Biological complexity: ion channel complexity (Introduction)

by David Turell , Friday, October 13, 2017, 23:24 (2386 days ago) @ David Turell

All mammalian cells have this channel to conduct ions properly:

https://phys.org/news/2017-10-d-atomic-trpml1-ion-channel.html

"'Functioning ion channels are needed for the proper movement of electrically charged particles - ions - in and out of cells and organelles to run cellular processes," said Dr. Youxing Jiang, Professor of Physiology and Biophysics, an Investigator in the Howard Hughes Medical Institute (HHMI), and co-corresponding author of the study.

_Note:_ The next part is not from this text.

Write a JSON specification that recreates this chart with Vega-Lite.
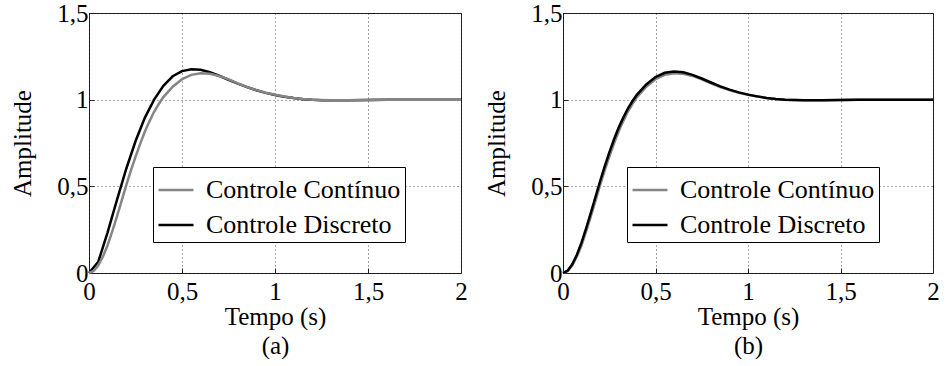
{
  "$schema": "https://vega.github.io/schema/vega-lite/v6.json",
  "background": "white",
  "padding": {"left": 10, "top": 0, "right": 4, "bottom": 0},
  "spacing": 16,
  "datasets": {
    "a": [
      {"s": "Controle Contínuo", "t": 0, "v": 0},
      {"s": "Controle Contínuo", "t": 0.025, "v": 0.012},
      {"s": "Controle Contínuo", "t": 0.05, "v": 0.045},
      {"s": "Controle Contínuo", "t": 0.075, "v": 0.095},
      {"s": "Controle Contínuo", "t": 0.1, "v": 0.16},
      {"s": "Controle Contínuo", "t": 0.125, "v": 0.24},
      {"s": "Controle Contínuo", "t": 0.15, "v": 0.325},
      {"s": "Controle Contínuo", "t": 0.175, "v": 0.415},
      {"s": "Controle Contínuo", "t": 0.2, "v": 0.505},
      {"s": "Controle Contínuo", "t": 0.225, "v": 0.59},
      {"s": "Controle Contínuo", "t": 0.25, "v": 0.67},
      {"s": "Controle Contínuo", "t": 0.275, "v": 0.745},
      {"s": "Controle Contínuo", "t": 0.3, "v": 0.815},
      {"s": "Controle Contínuo", "t": 0.325, "v": 0.875},
      {"s": "Controle Contínuo", "t": 0.35, "v": 0.93},
      {"s": "Controle Contínuo", "t": 0.375, "v": 0.975},
      {"s": "Controle Contínuo", "t": 0.4, "v": 1.015},
      {"s": "Controle Contínuo", "t": 0.45, "v": 1.075},
      {"s": "Controle Contínuo", "t": 0.5, "v": 1.118},
      {"s": "Controle Contínuo", "t": 0.55, "v": 1.143},
      {"s": "Controle Contínuo", "t": 0.6, "v": 1.153},
      {"s": "Controle Contínuo", "t": 0.65, "v": 1.15},
      {"s": "Controle Contínuo", "t": 0.7, "v": 1.137},
      {"s": "Controle Contínuo", "t": 0.75, "v": 1.117},
      {"s": "Controle Contínuo", "t": 0.8, "v": 1.094},
      {"s": "Controle Contínuo", "t": 0.85, "v": 1.073},
      {"s": "Controle Contínuo", "t": 0.9, "v": 1.055},
      {"s": "Controle Contínuo", "t": 0.95, "v": 1.04},
      {"s": "Controle Contínuo", "t": 1.0, "v": 1.028},
      {"s": "Controle Contínuo", "t": 1.05, "v": 1.018},
      {"s": "Controle Contínuo", "t": 1.1, "v": 1.01},
      {"s": "Controle Contínuo", "t": 1.15, "v": 1.004},
      {"s": "Controle Contínuo", "t": 1.2, "v": 1.0},
      {"s": "Controle Contínuo", "t": 1.25, "v": 0.998},
      {"s": "Controle Contínuo", "t": 1.3, "v": 0.997},
      {"s": "Controle Contínuo", "t": 1.4, "v": 0.997},
      {"s": "Controle Contínuo", "t": 1.5, "v": 0.998},
      {"s": "Controle Contínuo", "t": 1.6, "v": 0.999},
      {"s": "Controle Contínuo", "t": 1.7, "v": 1.0},
      {"s": "Controle Contínuo", "t": 1.8, "v": 1.0},
      {"s": "Controle Contínuo", "t": 1.9, "v": 1.0},
      {"s": "Controle Contínuo", "t": 2.0, "v": 1.0},
      {"s": "Controle Discreto", "t": 0, "v": 0},
      {"s": "Controle Discreto", "t": 0.05, "v": 0.065},
      {"s": "Controle Discreto", "t": 0.1, "v": 0.235},
      {"s": "Controle Discreto", "t": 0.15, "v": 0.42},
      {"s": "Controle Discreto", "t": 0.2, "v": 0.6},
      {"s": "Controle Discreto", "t": 0.25, "v": 0.76},
      {"s": "Controle Discreto", "t": 0.3, "v": 0.895},
      {"s": "Controle Discreto", "t": 0.35, "v": 1.0},
      {"s": "Controle Discreto", "t": 0.4, "v": 1.08},
      {"s": "Controle Discreto", "t": 0.45, "v": 1.135},
      {"s": "Controle Discreto", "t": 0.5, "v": 1.165},
      {"s": "Controle Discreto", "t": 0.55, "v": 1.176},
      {"s": "Controle Discreto", "t": 0.6, "v": 1.172},
      {"s": "Controle Discreto", "t": 0.65, "v": 1.158},
      {"s": "Controle Discreto", "t": 0.7, "v": 1.138},
      {"s": "Controle Discreto", "t": 0.75, "v": 1.115},
      {"s": "Controle Discreto", "t": 0.8, "v": 1.093},
      {"s": "Controle Discreto", "t": 0.85, "v": 1.072},
      {"s": "Controle Discreto", "t": 0.9, "v": 1.054},
      {"s": "Controle Discreto", "t": 0.95, "v": 1.039},
      {"s": "Controle Discreto", "t": 1.0, "v": 1.027},
      {"s": "Controle Discreto", "t": 1.05, "v": 1.017},
      {"s": "Controle Discreto", "t": 1.1, "v": 1.009},
      {"s": "Controle Discreto", "t": 1.15, "v": 1.003},
      {"s": "Controle Discreto", "t": 1.2, "v": 0.999},
      {"s": "Controle Discreto", "t": 1.25, "v": 0.997},
      {"s": "Controle Discreto", "t": 1.3, "v": 0.996},
      {"s": "Controle Discreto", "t": 1.4, "v": 0.997},
      {"s": "Controle Discreto", "t": 1.5, "v": 0.998},
      {"s": "Controle Discreto", "t": 1.6, "v": 0.999},
      {"s": "Controle Discreto", "t": 1.7, "v": 1.0},
      {"s": "Controle Discreto", "t": 1.8, "v": 1.0},
      {"s": "Controle Discreto", "t": 1.9, "v": 1.0},
      {"s": "Controle Discreto", "t": 2.0, "v": 1.0}
    ],
    "b": [
      {"s": "Controle Contínuo", "t": 0, "v": 0},
      {"s": "Controle Contínuo", "t": 0.025, "v": 0.012},
      {"s": "Controle Contínuo", "t": 0.05, "v": 0.045},
      {"s": "Controle Contínuo", "t": 0.075, "v": 0.095},
      {"s": "Controle Contínuo", "t": 0.1, "v": 0.16},
      {"s": "Controle Contínuo", "t": 0.125, "v": 0.24},
      {"s": "Controle Contínuo", "t": 0.15, "v": 0.325},
      {"s": "Controle Contínuo", "t": 0.175, "v": 0.415},
      {"s": "Controle Contínuo", "t": 0.2, "v": 0.505},
      {"s": "Controle Contínuo", "t": 0.225, "v": 0.59},
      {"s": "Controle Contínuo", "t": 0.25, "v": 0.67},
      {"s": "Controle Contínuo", "t": 0.275, "v": 0.745},
      {"s": "Controle Contínuo", "t": 0.3, "v": 0.815},
      {"s": "Controle Contínuo", "t": 0.325, "v": 0.875},
      {"s": "Controle Contínuo", "t": 0.35, "v": 0.93},
      {"s": "Controle Contínuo", "t": 0.375, "v": 0.975},
      {"s": "Controle Contínuo", "t": 0.4, "v": 1.015},
      {"s": "Controle Contínuo", "t": 0.45, "v": 1.075},
      {"s": "Controle Contínuo", "t": 0.5, "v": 1.118},
      {"s": "Controle Contínuo", "t": 0.55, "v": 1.143},
      {"s": "Controle Contínuo", "t": 0.6, "v": 1.153},
      {"s": "Controle Contínuo", "t": 0.65, "v": 1.15},
      {"s": "Controle Contínuo", "t": 0.7, "v": 1.137},
      {"s": "Controle Contínuo", "t": 0.75, "v": 1.117},
      {"s": "Controle Contínuo", "t": 0.8, "v": 1.094},
      {"s": "Controle Contínuo", "t": 0.85, "v": 1.073},
      {"s": "Controle Contínuo", "t": 0.9, "v": 1.055},
      {"s": "Controle Contínuo", "t": 0.95, "v": 1.04},
      {"s": "Controle Contínuo", "t": 1.0, "v": 1.028},
      {"s": "Controle Contínuo", "t": 1.05, "v": 1.018},
      {"s": "Controle Contínuo", "t": 1.1, "v": 1.01},
      {"s": "Controle Contínuo", "t": 1.15, "v": 1.004},
      {"s": "Controle Contínuo", "t": 1.2, "v": 1.0},
      {"s": "Controle Contínuo", "t": 1.25, "v": 0.998},
      {"s": "Controle Contínuo", "t": 1.3, "v": 0.997},
      {"s": "Controle Contínuo", "t": 1.4, "v": 0.997},
      {"s": "Controle Contínuo", "t": 1.5, "v": 0.998},
      {"s": "Controle Contínuo", "t": 1.6, "v": 0.999},
      {"s": "Controle Contínuo", "t": 1.7, "v": 1.0},
      {"s": "Controle Contínuo", "t": 1.8, "v": 1.0},
      {"s": "Controle Contínuo", "t": 1.9, "v": 1.0},
      {"s": "Controle Contínuo", "t": 2.0, "v": 1.0},
      {"s": "Controle Discreto", "t": 0, "v": 0},
      {"s": "Controle Discreto", "t": 0.025, "v": 0.013},
      {"s": "Controle Discreto", "t": 0.05, "v": 0.05},
      {"s": "Controle Discreto", "t": 0.075, "v": 0.105},
      {"s": "Controle Discreto", "t": 0.1, "v": 0.175},
      {"s": "Controle Discreto", "t": 0.125, "v": 0.257},
      {"s": "Controle Discreto", "t": 0.15, "v": 0.345},
      {"s": "Controle Discreto", "t": 0.175, "v": 0.437},
      {"s": "Controle Discreto", "t": 0.2, "v": 0.528},
      {"s": "Controle Discreto", "t": 0.225, "v": 0.614},
      {"s": "Controle Discreto", "t": 0.25, "v": 0.695},
      {"s": "Controle Discreto", "t": 0.275, "v": 0.769},
      {"s": "Controle Discreto", "t": 0.3, "v": 0.836},
      {"s": "Controle Discreto", "t": 0.325, "v": 0.895},
      {"s": "Controle Discreto", "t": 0.35, "v": 0.947},
      {"s": "Controle Discreto", "t": 0.375, "v": 0.991},
      {"s": "Controle Discreto", "t": 0.4, "v": 1.029},
      {"s": "Controle Discreto", "t": 0.45, "v": 1.088},
      {"s": "Controle Discreto", "t": 0.5, "v": 1.13},
      {"s": "Controle Discreto", "t": 0.55, "v": 1.155},
      {"s": "Controle Discreto", "t": 0.6, "v": 1.163},
      {"s": "Controle Discreto", "t": 0.65, "v": 1.158},
      {"s": "Controle Discreto", "t": 0.7, "v": 1.143},
      {"s": "Controle Discreto", "t": 0.75, "v": 1.122},
      {"s": "Controle Discreto", "t": 0.8, "v": 1.099},
      {"s": "Controle Discreto", "t": 0.85, "v": 1.077},
      {"s": "Controle Discreto", "t": 0.9, "v": 1.058},
      {"s": "Controle Discreto", "t": 0.95, "v": 1.042},
      {"s": "Controle Discreto", "t": 1.0, "v": 1.029},
      {"s": "Controle Discreto", "t": 1.05, "v": 1.019},
      {"s": "Controle Discreto", "t": 1.1, "v": 1.01},
      {"s": "Controle Discreto", "t": 1.15, "v": 1.004},
      {"s": "Controle Discreto", "t": 1.2, "v": 1.0},
      {"s": "Controle Discreto", "t": 1.25, "v": 0.998},
      {"s": "Controle Discreto", "t": 1.3, "v": 0.997},
      {"s": "Controle Discreto", "t": 1.4, "v": 0.997},
      {"s": "Controle Discreto", "t": 1.5, "v": 0.998},
      {"s": "Controle Discreto", "t": 1.6, "v": 0.999},
      {"s": "Controle Discreto", "t": 1.7, "v": 1.0},
      {"s": "Controle Discreto", "t": 1.8, "v": 1.0},
      {"s": "Controle Discreto", "t": 1.9, "v": 1.0},
      {"s": "Controle Discreto", "t": 2.0, "v": 1.0}
    ]
  },
  "config": {
    "font": "Liberation Serif, DejaVu Serif, serif",
    "view": {"stroke": "#222222", "strokeWidth": 1},
    "axis": {
      "labelFont": "Liberation Serif, DejaVu Serif, serif",
      "titleFont": "Liberation Serif, DejaVu Serif, serif",
      "labelFontSize": 25,
      "titleFontSize": 25,
      "titleFontWeight": "normal",
      "labelColor": "#000000",
      "titleColor": "#000000",
      "domain": false,
      "grid": true,
      "gridColor": "#000000",
      "gridDash": [1, 3],
      "gridWidth": 0.8,
      "gridOpacity": 0.85,
      "tickColor": "#222222",
      "tickSize": -5,
      "format": "~g",
      "labelExpr": "replace(datum.label, '.', ',')"
    },
    "legend": {
      "labelFont": "Liberation Serif, DejaVu Serif, serif",
      "labelFontSize": 26,
      "labelColor": "#000000"
    }
  },
  "hconcat": [
    {
      "width": 372,
      "height": 260,
      "data": {"name": "a"},
      "encoding": {
        "x": {"field": "t", "type": "quantitative", "scale": {"domain": [0, 2], "nice": false},
              "axis": {"values": [0, 0.5, 1, 1.5, 2], "title": ["Tempo (s)", "(a)"], "titleLineHeight": 29, "labelPadding": 11, "titlePadding": 0, "labelFlush": false}},
        "y": {"field": "v", "type": "quantitative", "scale": {"domain": [0, 1.5], "nice": false},
              "axis": {"values": [0, 0.5, 1, 1.5], "title": "Amplitude", "labelPadding": 6, "titlePadding": 21, "labelFlush": false}},
        "color": {"field": "s", "type": "nominal",
                  "scale": {"domain": ["Controle Contínuo", "Controle Discreto"], "range": ["#858585", "#000000"]},
                  "legend": {"orient": "none", "legendX": 64, "legendY": 154, "title": null, "symbolType": "stroke", "symbolSize": 1225, "symbolStrokeWidth": 2.5, "labelOffset": 11, "padding": 4, "rowPadding": 3, "strokeColor": "#000000", "fillColor": "#ffffff", "labelLimit": 400}}
      },
      "layer": [
        {"transform": [{"filter": "datum.s == 'Controle Discreto'"}], "mark": {"type": "line", "strokeWidth": 2.5}},
        {"transform": [{"filter": "datum.s == 'Controle Contínuo'"}], "mark": {"type": "line", "strokeWidth": 2.5}}
      ]
    },
    {
      "width": 370,
      "height": 260,
      "data": {"name": "b"},
      "encoding": {
        "x": {"field": "t", "type": "quantitative", "scale": {"domain": [0, 2], "nice": false},
              "axis": {"values": [0, 0.5, 1, 1.5, 2], "title": ["Tempo (s)", "(b)"], "titleLineHeight": 29, "labelPadding": 11, "titlePadding": 0, "labelFlush": false}},
        "y": {"field": "v", "type": "quantitative", "scale": {"domain": [0, 1.5], "nice": false},
              "axis": {"values": [0, 0.5, 1, 1.5], "title": "Amplitude", "labelPadding": 6, "titlePadding": 21, "labelFlush": false}},
        "color": {"field": "s", "type": "nominal",
                  "scale": {"domain": ["Controle Contínuo", "Controle Discreto"], "range": ["#858585", "#000000"]},
                  "legend": {"orient": "none", "legendX": 64, "legendY": 154, "title": null, "symbolType": "stroke", "symbolSize": 1225, "symbolStrokeWidth": 2.5, "labelOffset": 11, "padding": 4, "rowPadding": 3, "strokeColor": "#000000", "fillColor": "#ffffff", "labelLimit": 400}}
      },
      "layer": [
        {"transform": [{"filter": "datum.s == 'Controle Contínuo'"}], "mark": {"type": "line", "strokeWidth": 2.5}},
        {"transform": [{"filter": "datum.s == 'Controle Discreto'"}], "mark": {"type": "line", "strokeWidth": 2.5}}
      ]
    }
  ],
  "resolve": {"scale": {"color": "independent"}, "legend": {"color": "independent"}}
}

"The TRPML1 channel, which regulates the flow of calcium ions, is found in every mammal. The channel sits in the membrane of organelles inside cells called lysosomes, which contain enzymes that aid in cellular recycling by breaking down large molecules."

The original article abstract:

http://www.nature.com/nature/journal/vaop/ncurrent/full/nature24035.html?foxtrotcallbac...

"Transient receptor potential mucolipin (TRPML1) is a cation channel located within endosomal and lysosomal membranes. Ubiquitously expressed in mammalian cells1, its loss-of-function mutations are the direct cause of type IV mucolipidosis, an autosomal recessive lysosomal storage disease3. Here we present the single-particle electron cryo-microscopy structure of the mouse TRPML1 channel embedded in nanodiscs. Combined with mutagenesis analysis, the TRPML1 structure reveals that phosphatidylinositol-3,5-bisphosphate (PtdIns(3,5)P2) binds to the N terminus of the channel—distal from the pore—and the helix–turn–helix extension between segments S2 and S3 probably couples ligand binding to pore opening. The tightly packed selectivity filter contains multiple ion-binding sites, and the conserved acidic residues form the luminal Ca2+-blocking site that confers luminal pH and Ca2+ modulation on channel conductance. A luminal linker domain forms a fenestrated canopy atop the channel, providing several luminal ion passages to the pore and creating a negative electrostatic trap, with a preference for divalent cations, at the luminal entrance. The structure also reveals two equally distributed S4–S5 linker conformations in the closed channel, suggesting an S4–S5 linker-mediated PtdInsP2 gating mechanism among TRPML channels."

Comment: Be sure to look at the links to see how highly complex this controlling pore has to be. Certainly not by chance. Design required.